WHAT THIS TASK INVOLVES — Each line below must be set down exactly; omit any image you find.

# DATA SHOWN start

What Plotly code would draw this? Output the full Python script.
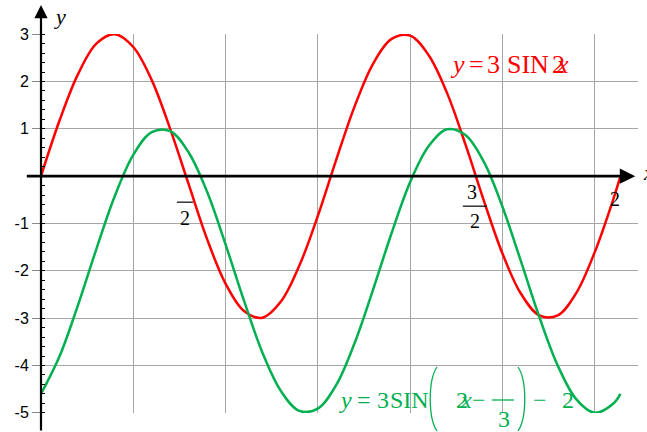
import numpy as np
import plotly.graph_objects as go

# ---------------- data ----------------
x_vals = [0.0, 0.2, 0.4, 0.6, 0.8, 1.0, 1.2, 1.4, 1.6, 1.8, 2.0, 2.2, 2.4, 2.6, 2.8, 3.0,
          3.2, 3.4, 3.6, 3.8, 4.0, 4.2, 4.4, 4.6, 4.8, 5.0, 5.2, 5.4, 5.6, 5.8, 6.0, 6.2, 6.28]
red_y = [0.00, 1.17, 2.15, 2.80, 3.00, 2.73, 2.03, 1.00, -0.17, -1.33, -2.27, -2.85, -2.99,
         -2.65, -1.89, -0.84, 0.35, 1.48, 2.38, 2.90, 2.97, 2.56, 1.76, 0.67, -0.52, -1.63,
         -2.48, -2.94, -2.94, -2.47, -1.61, -0.50, 0.00]
green_y = [-4.60, -3.81, -2.73, -1.54, -0.42, 0.45, 0.93, 0.95, 0.50, -0.33, -1.44, -2.63,
           -3.73, -4.54, -4.96, -4.91, -4.41, -3.52, -2.39, -1.20, -0.13, 0.63, 0.99, 0.87,
           0.30, -0.64, -1.79, -2.97, -4.00, -4.71, -5.00, -4.81, -4.60]

y_tick_vals = [3, 2, 1, -1, -2, -3, -4, -5]
y_tick_text = ["3", "2", "1", "-1", "-2", "-3", "-4", "-5"]

# x labels at pi/2, 3pi/2, 2pi (the pi glyph is not rendered in the picture)
x_label_vals = [np.pi / 2, 3 * np.pi / 2, 2 * np.pi]
x_label_num = ["", "3", "2"]
x_label_den = ["2", "2", ""]

RED = "#FF0000"
GREEN = "#00B050"
SERIF = "Liberation Serif, Times New Roman, serif"
SANS = "Liberation Sans, Arial, sans-serif"

# plot area geometry (pixels)
W, H = 647, 432
L, R, T, B = 41, 9, 34, 19
PW, PH = W - L - R, H - T - B


def px(xp):
    return (xp - L) / PW


def py(yp):
    return (H - B - yp) / PH


fig = go.Figure()
fig.add_trace(go.Scatter(x=x_vals, y=red_y, mode="lines", cliponaxis=False,
                         line=dict(color=RED, width=2.5, shape="spline", smoothing=1),
                         hoverinfo="skip"))
fig.add_trace(go.Scatter(x=x_vals, y=green_y, mode="lines", cliponaxis=False,
                         line=dict(color=GREEN, width=2.5, shape="spline", smoothing=1),
                         hoverinfo="skip"))

annotations = []
shapes = []

# axes with arrows
annotations.append(dict(x=px(41), y=py(5), ax=0, ay=427, xref="paper", yref="paper",
                        axref="pixel", ayref="pixel",
                        text="", showarrow=True, arrowhead=2, arrowsize=1.2, arrowwidth=2.2,
                        arrowcolor="black"))
annotations.append(dict(x=6.44, y=0, ax=-0.17, ay=0, xref="x", yref="y", axref="x", ayref="y",
                        text="", showarrow=True, arrowhead=2, arrowsize=1.1, arrowwidth=2.8,
                        arrowcolor="black"))

# axis names
annotations.append(dict(x=px(60), y=py(16), xref="paper", yref="paper", text="<i>y</i>",
                        showarrow=False, font=dict(family=SERIF, size=22, color="black"),
                        xanchor="center", yanchor="middle"))
annotations.append(dict(x=px(641), y=py(172), xref="paper", yref="paper", text="<i>x</i>",
                        showarrow=False, font=dict(family=SERIF, size=22, color="black"),
                        xanchor="left", yanchor="middle"))

# x labels (fractions)
num_shift = [0, -4, -6]
for xv, num, den, dx in zip(x_label_vals, x_label_num, x_label_den, num_shift):
    if den:
        if num:
            annotations.append(dict(x=xv, y=0, xref="x", yref="y", text=num, showarrow=False,
                                    xshift=dx, yshift=-16,
                                    font=dict(family=SERIF, size=20, color="black")))
        half = 12 if num else 8
        shapes.append(dict(type="line", xref="x", yref="y", xsizemode="pixel", ysizemode="pixel",
                           xanchor=xv, yanchor=0, x0=-half - 1, x1=half - 1, y0=-30 if num else -26,
                           y1=-30 if num else -26, line=dict(color="black", width=1.2)))
        annotations.append(dict(x=xv, y=0, xref="x", yref="y", text=den, showarrow=False,
                                xshift=-1, yshift=-45 if num else -42,
                                font=dict(family=SERIF, size=20, color="black")))
    else:
        annotations.append(dict(x=xv, y=0, xref="x", yref="y", text=num, showarrow=False,
                                xshift=dx, yshift=-23,
                                font=dict(family=SERIF, size=20, color="black")))


def piece(text, xc, yc, color, size):
    annotations.append(dict(x=px(xc), y=py(yc), xref="paper", yref="paper", text=text,
                            showarrow=False, xanchor="center", yanchor="middle",
                            font=dict(family=SERIF, size=size, color=color)))


# red formula label: y = 3SIN 2x
rs, ry = 26, 64
piece("<i>y</i>", 457, ry, RED, rs)
piece("=", 476, ry, RED, rs)
piece("3", 493, ry, RED, rs)
piece("SIN", 528, ry, RED, rs)
piece("2", 558, ry, RED, rs)
piece("<i>x</i>", 562, ry, RED, rs)

# green formula label: y = 3SIN(2x - /3) - 2
gs, gy = 24, 400
piece("<i>y</i>", 345, gy, GREEN, gs)
piece("=", 364, gy, GREEN, gs)
piece("3", 383, gy, GREEN, gs)
piece("SIN", 409, gy, GREEN, gs)
piece("2", 462, gy, GREEN, gs)
piece("<i>x</i>", 466, gy, GREEN, gs)
piece("\u2212", 479, gy, GREEN, gs)
piece("3", 504, 419, GREEN, gs)
piece("\u2212", 540, gy, GREEN, gs)
piece("2", 568, gy, GREEN, gs)
shapes.append(dict(type="line", xref="paper", yref="paper", x0=px(492), x1=px(514),
                   y0=py(400), y1=py(400), line=dict(color=GREEN, width=1.3)))
# parentheses
shapes.append(dict(type="path", xref="paper", yref="paper",
                   path=f"M {px(437)},{py(367)} C {px(428)},{py(380)} {px(428)},{py(418)} {px(437)},{py(431)}",
                   line=dict(color=GREEN, width=1.3)))
shapes.append(dict(type="path", xref="paper", yref="paper",
                   path=f"M {px(518)},{py(367)} C {px(527)},{py(380)} {px(527)},{py(418)} {px(518)},{py(431)}",
                   line=dict(color=GREEN, width=1.3)))

fig.update_layout(
    width=W, height=H,
    margin=dict(l=L, r=R, t=T, b=B, pad=0, autoexpand=False),
    plot_bgcolor="white", paper_bgcolor="white",
    showlegend=False,
    xaxis=dict(range=[0, 6.47], tick0=0, dtick=1, showgrid=True, gridcolor="#A6A6A6",
               gridwidth=1, showticklabels=False, zeroline=False, showline=False, ticks="",
               fixedrange=True, automargin=False),
    yaxis=dict(range=[-5.004, 3.004], tickmode="array", tickvals=y_tick_vals,
               ticktext=y_tick_text, showgrid=True, gridcolor="#A6A6A6", gridwidth=1,
               zeroline=False, showline=False, ticks="outside", ticklen=8,
               tickcolor="#888888", tickwidth=1,
               tickfont=dict(family=SANS, size=16, color="black"),
               minor=dict(ticks="inside", tickmode="linear", tick0=0, dtick=0.2, ticklen=4,
                          tickcolor="black", tickwidth=1, showgrid=False),
               fixedrange=True, automargin=False),
    annotations=annotations,
    shapes=shapes,
)

fig.write_html("out.html", config={"displayModeBar": False},
               post_script="document.body.style.margin='0';document.body.style.overflow='hidden';")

# DATA SHOWN end

FINAL ANSWER —
What Plotly code would draw this? Output the full Python script.
import numpy as np
import plotly.graph_objects as go

# ---------------- data ----------------
x_vals = [0.0, 0.2, 0.4, 0.6, 0.8, 1.0, 1.2, 1.4, 1.6, 1.8, 2.0, 2.2, 2.4, 2.6, 2.8, 3.0,
          3.2, 3.4, 3.6, 3.8, 4.0, 4.2, 4.4, 4.6, 4.8, 5.0, 5.2, 5.4, 5.6, 5.8, 6.0, 6.2, 6.28]
red_y = [0.00, 1.17, 2.15, 2.80, 3.00, 2.73, 2.03, 1.00, -0.17, -1.33, -2.27, -2.85, -2.99,
         -2.65, -1.89, -0.84, 0.35, 1.48, 2.38, 2.90, 2.97, 2.56, 1.76, 0.67, -0.52, -1.63,
         -2.48, -2.94, -2.94, -2.47, -1.61, -0.50, 0.00]
green_y = [-4.60, -3.81, -2.73, -1.54, -0.42, 0.45, 0.93, 0.95, 0.50, -0.33, -1.44, -2.63,
           -3.73, -4.54, -4.96, -4.91, -4.41, -3.52, -2.39, -1.20, -0.13, 0.63, 0.99, 0.87,
           0.30, -0.64, -1.79, -2.97, -4.00, -4.71, -5.00, -4.81, -4.60]

y_tick_vals = [3, 2, 1, -1, -2, -3, -4, -5]
y_tick_text = ["3", "2", "1", "-1", "-2", "-3", "-4", "-5"]

# x labels at pi/2, 3pi/2, 2pi (the pi glyph is not rendered in the picture)
x_label_vals = [np.pi / 2, 3 * np.pi / 2, 2 * np.pi]
x_label_num = ["", "3", "2"]
x_label_den = ["2", "2", ""]

RED = "#FF0000"
GREEN = "#00B050"
SERIF = "Liberation Serif, Times New Roman, serif"
SANS = "Liberation Sans, Arial, sans-serif"

# plot area geometry (pixels)
W, H = 647, 432
L, R, T, B = 41, 9, 34, 19
PW, PH = W - L - R, H - T - B


def px(xp):
    return (xp - L) / PW


def py(yp):
    return (H - B - yp) / PH


fig = go.Figure()
fig.add_trace(go.Scatter(x=x_vals, y=red_y, mode="lines", cliponaxis=False,
                         line=dict(color=RED, width=2.5, shape="spline", smoothing=1),
                         hoverinfo="skip"))
fig.add_trace(go.Scatter(x=x_vals, y=green_y, mode="lines", cliponaxis=False,
                         line=dict(color=GREEN, width=2.5, shape="spline", smoothing=1),
                         hoverinfo="skip"))

annotations = []
shapes = []

# axes with arrows
annotations.append(dict(x=px(41), y=py(5), ax=0, ay=427, xref="paper", yref="paper",
                        axref="pixel", ayref="pixel",
                        text="", showarrow=True, arrowhead=2, arrowsize=1.2, arrowwidth=2.2,
                        arrowcolor="black"))
annotations.append(dict(x=6.44, y=0, ax=-0.17, ay=0, xref="x", yref="y", axref="x", ayref="y",
                        text="", showarrow=True, arrowhead=2, arrowsize=1.1, arrowwidth=2.8,
                        arrowcolor="black"))

# axis names
annotations.append(dict(x=px(60), y=py(16), xref="paper", yref="paper", text="<i>y</i>",
                        showarrow=False, font=dict(family=SERIF, size=22, color="black"),
                        xanchor="center", yanchor="middle"))
annotations.append(dict(x=px(641), y=py(172), xref="paper", yref="paper", text="<i>x</i>",
                        showarrow=False, font=dict(family=SERIF, size=22, color="black"),
                        xanchor="left", yanchor="middle"))

# x labels (fractions)
num_shift = [0, -4, -6]
for xv, num, den, dx in zip(x_label_vals, x_label_num, x_label_den, num_shift):
    if den:
        if num:
            annotations.append(dict(x=xv, y=0, xref="x", yref="y", text=num, showarrow=False,
                                    xshift=dx, yshift=-16,
                                    font=dict(family=SERIF, size=20, color="black")))
        half = 12 if num else 8
        shapes.append(dict(type="line", xref="x", yref="y", xsizemode="pixel", ysizemode="pixel",
                           xanchor=xv, yanchor=0, x0=-half - 1, x1=half - 1, y0=-30 if num else -26,
                           y1=-30 if num else -26, line=dict(color="black", width=1.2)))
        annotations.append(dict(x=xv, y=0, xref="x", yref="y", text=den, showarrow=False,
                                xshift=-1, yshift=-45 if num else -42,
                                font=dict(family=SERIF, size=20, color="black")))
    else:
        annotations.append(dict(x=xv, y=0, xref="x", yref="y", text=num, showarrow=False,
                                xshift=dx, yshift=-23,
                                font=dict(family=SERIF, size=20, color="black")))


def piece(text, xc, yc, color, size):
    annotations.append(dict(x=px(xc), y=py(yc), xref="paper", yref="paper", text=text,
                            showarrow=False, xanchor="center", yanchor="middle",
                            font=dict(family=SERIF, size=size, color=color)))


# red formula label: y = 3SIN 2x
rs, ry = 26, 64
piece("<i>y</i>", 457, ry, RED, rs)
piece("=", 476, ry, RED, rs)
piece("3", 493, ry, RED, rs)
piece("SIN", 528, ry, RED, rs)
piece("2", 558, ry, RED, rs)
piece("<i>x</i>", 562, ry, RED, rs)

# green formula label: y = 3SIN(2x - /3) - 2
gs, gy = 24, 400
piece("<i>y</i>", 345, gy, GREEN, gs)
piece("=", 364, gy, GREEN, gs)
piece("3", 383, gy, GREEN, gs)
piece("SIN", 409, gy, GREEN, gs)
piece("2", 462, gy, GREEN, gs)
piece("<i>x</i>", 466, gy, GREEN, gs)
piece("\u2212", 479, gy, GREEN, gs)
piece("3", 504, 419, GREEN, gs)
piece("\u2212", 540, gy, GREEN, gs)
piece("2", 568, gy, GREEN, gs)
shapes.append(dict(type="line", xref="paper", yref="paper", x0=px(492), x1=px(514),
                   y0=py(400), y1=py(400), line=dict(color=GREEN, width=1.3)))
# parentheses
shapes.append(dict(type="path", xref="paper", yref="paper",
                   path=f"M {px(437)},{py(367)} C {px(428)},{py(380)} {px(428)},{py(418)} {px(437)},{py(431)}",
                   line=dict(color=GREEN, width=1.3)))
shapes.append(dict(type="path", xref="paper", yref="paper",
                   path=f"M {px(518)},{py(367)} C {px(527)},{py(380)} {px(527)},{py(418)} {px(518)},{py(431)}",
                   line=dict(color=GREEN, width=1.3)))

fig.update_layout(
    width=W, height=H,
    margin=dict(l=L, r=R, t=T, b=B, pad=0, autoexpand=False),
    plot_bgcolor="white", paper_bgcolor="white",
    showlegend=False,
    xaxis=dict(range=[0, 6.47], tick0=0, dtick=1, showgrid=True, gridcolor="#A6A6A6",
               gridwidth=1, showticklabels=False, zeroline=False, showline=False, ticks="",
               fixedrange=True, automargin=False),
    yaxis=dict(range=[-5.004, 3.004], tickmode="array", tickvals=y_tick_vals,
               ticktext=y_tick_text, showgrid=True, gridcolor="#A6A6A6", gridwidth=1,
               zeroline=False, showline=False, ticks="outside", ticklen=8,
               tickcolor="#888888", tickwidth=1,
               tickfont=dict(family=SANS, size=16, color="black"),
               minor=dict(ticks="inside", tickmode="linear", tick0=0, dtick=0.2, ticklen=4,
                          tickcolor="black", tickwidth=1, showgrid=False),
               fixedrange=True, automargin=False),
    annotations=annotations,
    shapes=shapes,
)

fig.write_html("out.html", config={"displayModeBar": False},
               post_script="document.body.style.margin='0';document.body.style.overflow='hidden';")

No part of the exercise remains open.